LEED, which stands for Leadership in Energy and Environmental Design is the world’s leading green building rating system and has been particularly important in supporting good forest management in the US South through the systems recognition of the Forest Stewardship Council (FSC) certified wood. Overall LEED is an important tool for improving buildings because of its forward-looking position on forests, energy efficiency and chemicals of concerns. Now this successful private, voluntary, system is under attack by lobbyists from old-guard forest products companies including Weyerhaeuser in North Carolina and others around the country.
There have been some important developments with regard to the attacks on LEED at the federal and state levels — as well as a counter-attack on the timber lobby that is driving efforts to ban LEED along with their friends in the chemical/plastics industry.
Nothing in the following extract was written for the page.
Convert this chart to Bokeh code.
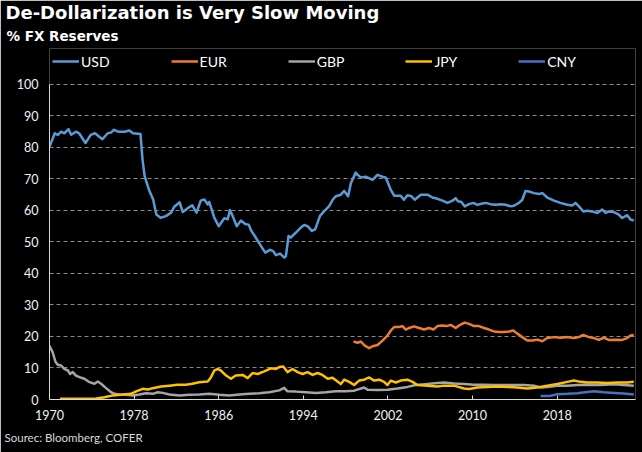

Here in North Carolina, in just a few days, the state senate will vote on a bill (HB 628) that would prohibit LEED from being used for state construction, all because LEED doesn’t reward the use of wood “certified” by the Sustainable Forest Initiative, the timber industry’s greenwash forest certification system, which allows large-scale clearcutting, logging of endangered forests, conversion of natural forests to plantation, and widespread use of toxic chemicals in forest management.
This is just more of the same sad story environmentalists know too well. Big business cries about interference from government while touting the creativity of the private sector, only to whine to their “friends” in government to bail them out when they lose on their own merits. Enough is enough. Green building really should be green and FSC is a better forest certification system. With the support of Dogwood Alliance and concerned people across the South, the forest products industry is making progress and the marketplace has rewarded the green winners. Let’s not turn back.